§ What the exercise asks
Hand back each line, unchanged, from the top down to the line where "import * as" sits.

** BEGIN **

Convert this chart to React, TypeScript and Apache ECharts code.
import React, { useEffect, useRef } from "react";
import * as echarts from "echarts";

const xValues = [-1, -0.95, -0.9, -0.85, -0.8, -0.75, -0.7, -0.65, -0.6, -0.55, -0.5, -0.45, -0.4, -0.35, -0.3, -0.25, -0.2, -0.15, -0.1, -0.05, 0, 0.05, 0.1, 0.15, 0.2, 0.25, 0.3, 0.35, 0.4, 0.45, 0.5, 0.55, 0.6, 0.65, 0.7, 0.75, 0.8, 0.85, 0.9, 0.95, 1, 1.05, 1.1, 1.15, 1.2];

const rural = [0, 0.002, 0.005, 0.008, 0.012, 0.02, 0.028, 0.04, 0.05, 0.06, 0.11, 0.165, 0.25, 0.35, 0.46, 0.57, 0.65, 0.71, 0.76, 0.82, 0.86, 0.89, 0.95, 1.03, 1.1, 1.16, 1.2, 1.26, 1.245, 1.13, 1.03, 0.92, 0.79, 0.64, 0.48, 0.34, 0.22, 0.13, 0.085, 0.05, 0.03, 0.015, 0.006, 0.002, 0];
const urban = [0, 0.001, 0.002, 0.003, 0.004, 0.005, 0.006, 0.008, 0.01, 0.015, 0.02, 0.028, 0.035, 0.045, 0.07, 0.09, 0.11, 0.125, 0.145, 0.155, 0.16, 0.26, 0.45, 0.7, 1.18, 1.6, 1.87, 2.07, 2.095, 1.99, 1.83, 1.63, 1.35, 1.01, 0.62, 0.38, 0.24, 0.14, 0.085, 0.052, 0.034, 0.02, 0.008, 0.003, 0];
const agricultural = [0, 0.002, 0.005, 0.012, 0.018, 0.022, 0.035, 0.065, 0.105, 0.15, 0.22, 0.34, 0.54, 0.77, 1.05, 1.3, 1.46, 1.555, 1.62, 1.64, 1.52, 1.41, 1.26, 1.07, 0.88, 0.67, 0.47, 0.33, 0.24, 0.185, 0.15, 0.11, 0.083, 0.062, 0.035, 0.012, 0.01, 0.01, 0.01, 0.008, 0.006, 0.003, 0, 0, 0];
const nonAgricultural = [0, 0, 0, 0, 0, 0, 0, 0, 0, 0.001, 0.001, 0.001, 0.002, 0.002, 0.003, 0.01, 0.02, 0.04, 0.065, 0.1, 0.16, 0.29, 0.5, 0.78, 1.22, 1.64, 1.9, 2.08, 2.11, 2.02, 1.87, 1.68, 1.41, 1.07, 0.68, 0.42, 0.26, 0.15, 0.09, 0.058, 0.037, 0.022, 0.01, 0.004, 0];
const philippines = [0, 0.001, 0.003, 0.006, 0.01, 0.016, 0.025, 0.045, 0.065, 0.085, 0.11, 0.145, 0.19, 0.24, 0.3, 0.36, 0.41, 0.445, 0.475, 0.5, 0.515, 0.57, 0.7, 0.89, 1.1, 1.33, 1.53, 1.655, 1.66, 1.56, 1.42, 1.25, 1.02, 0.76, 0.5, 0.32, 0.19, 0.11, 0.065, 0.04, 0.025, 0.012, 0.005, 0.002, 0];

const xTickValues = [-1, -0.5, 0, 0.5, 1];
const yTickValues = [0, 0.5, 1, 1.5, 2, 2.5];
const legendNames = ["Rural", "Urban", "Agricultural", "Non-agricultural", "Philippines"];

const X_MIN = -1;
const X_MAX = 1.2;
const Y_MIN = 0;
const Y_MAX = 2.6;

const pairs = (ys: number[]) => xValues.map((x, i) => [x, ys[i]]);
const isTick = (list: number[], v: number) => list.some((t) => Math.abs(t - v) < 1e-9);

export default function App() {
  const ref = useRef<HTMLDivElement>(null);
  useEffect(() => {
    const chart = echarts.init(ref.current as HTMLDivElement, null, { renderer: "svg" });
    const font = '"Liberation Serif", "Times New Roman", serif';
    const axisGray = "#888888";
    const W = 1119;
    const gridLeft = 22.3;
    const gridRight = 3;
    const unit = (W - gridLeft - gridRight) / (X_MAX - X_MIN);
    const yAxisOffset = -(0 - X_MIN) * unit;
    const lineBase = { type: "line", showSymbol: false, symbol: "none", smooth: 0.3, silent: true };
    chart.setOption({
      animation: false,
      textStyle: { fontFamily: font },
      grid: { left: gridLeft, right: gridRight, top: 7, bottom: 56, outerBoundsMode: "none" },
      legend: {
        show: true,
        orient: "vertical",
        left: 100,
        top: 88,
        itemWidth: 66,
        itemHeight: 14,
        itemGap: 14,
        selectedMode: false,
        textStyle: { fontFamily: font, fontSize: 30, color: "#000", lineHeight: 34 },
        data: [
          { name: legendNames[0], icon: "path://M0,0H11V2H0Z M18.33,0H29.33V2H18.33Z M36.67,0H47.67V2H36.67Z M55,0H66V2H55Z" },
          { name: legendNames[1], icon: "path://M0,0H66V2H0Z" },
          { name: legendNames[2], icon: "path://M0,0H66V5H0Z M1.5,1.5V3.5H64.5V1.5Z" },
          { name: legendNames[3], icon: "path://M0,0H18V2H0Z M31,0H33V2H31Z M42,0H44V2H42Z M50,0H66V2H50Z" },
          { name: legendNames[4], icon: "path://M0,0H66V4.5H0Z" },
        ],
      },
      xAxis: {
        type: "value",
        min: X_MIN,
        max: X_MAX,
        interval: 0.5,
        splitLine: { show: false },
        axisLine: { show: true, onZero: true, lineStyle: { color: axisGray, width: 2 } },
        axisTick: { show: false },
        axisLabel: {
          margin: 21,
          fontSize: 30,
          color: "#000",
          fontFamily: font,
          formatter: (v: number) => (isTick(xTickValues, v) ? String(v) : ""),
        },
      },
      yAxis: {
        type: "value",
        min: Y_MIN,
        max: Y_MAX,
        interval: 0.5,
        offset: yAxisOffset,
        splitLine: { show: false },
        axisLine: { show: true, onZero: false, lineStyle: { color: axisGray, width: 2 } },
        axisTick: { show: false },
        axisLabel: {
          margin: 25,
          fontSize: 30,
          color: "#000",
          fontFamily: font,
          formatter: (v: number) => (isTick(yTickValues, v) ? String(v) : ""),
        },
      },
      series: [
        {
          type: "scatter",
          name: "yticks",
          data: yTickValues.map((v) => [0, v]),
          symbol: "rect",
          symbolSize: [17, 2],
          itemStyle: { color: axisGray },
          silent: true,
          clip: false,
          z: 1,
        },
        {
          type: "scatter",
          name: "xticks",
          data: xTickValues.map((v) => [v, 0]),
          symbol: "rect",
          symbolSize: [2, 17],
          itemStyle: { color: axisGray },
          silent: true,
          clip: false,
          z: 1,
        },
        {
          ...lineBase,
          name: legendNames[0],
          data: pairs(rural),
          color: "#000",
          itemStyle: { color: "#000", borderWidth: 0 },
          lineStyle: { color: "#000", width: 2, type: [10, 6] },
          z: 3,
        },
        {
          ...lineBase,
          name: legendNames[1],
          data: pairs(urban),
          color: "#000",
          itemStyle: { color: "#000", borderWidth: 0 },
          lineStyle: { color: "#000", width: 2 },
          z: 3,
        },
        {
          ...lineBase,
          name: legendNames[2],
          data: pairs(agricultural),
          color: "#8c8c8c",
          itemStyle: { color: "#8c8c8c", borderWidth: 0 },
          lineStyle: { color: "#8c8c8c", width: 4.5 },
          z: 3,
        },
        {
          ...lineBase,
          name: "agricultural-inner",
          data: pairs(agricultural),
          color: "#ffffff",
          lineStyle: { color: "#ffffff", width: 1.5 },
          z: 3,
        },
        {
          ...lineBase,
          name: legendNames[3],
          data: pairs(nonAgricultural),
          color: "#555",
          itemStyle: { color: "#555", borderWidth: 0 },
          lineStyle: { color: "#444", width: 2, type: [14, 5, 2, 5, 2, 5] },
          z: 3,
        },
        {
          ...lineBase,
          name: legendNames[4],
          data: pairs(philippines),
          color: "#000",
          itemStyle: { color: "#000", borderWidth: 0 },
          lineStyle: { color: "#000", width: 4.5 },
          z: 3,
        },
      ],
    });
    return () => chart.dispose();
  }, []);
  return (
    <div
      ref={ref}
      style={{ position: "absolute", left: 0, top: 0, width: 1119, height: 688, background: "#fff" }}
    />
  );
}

** END **

§ Result
Convert this chart to React, TypeScript and Apache ECharts code.
import React, { useEffect, useRef } from "react";
import * as echarts from "echarts";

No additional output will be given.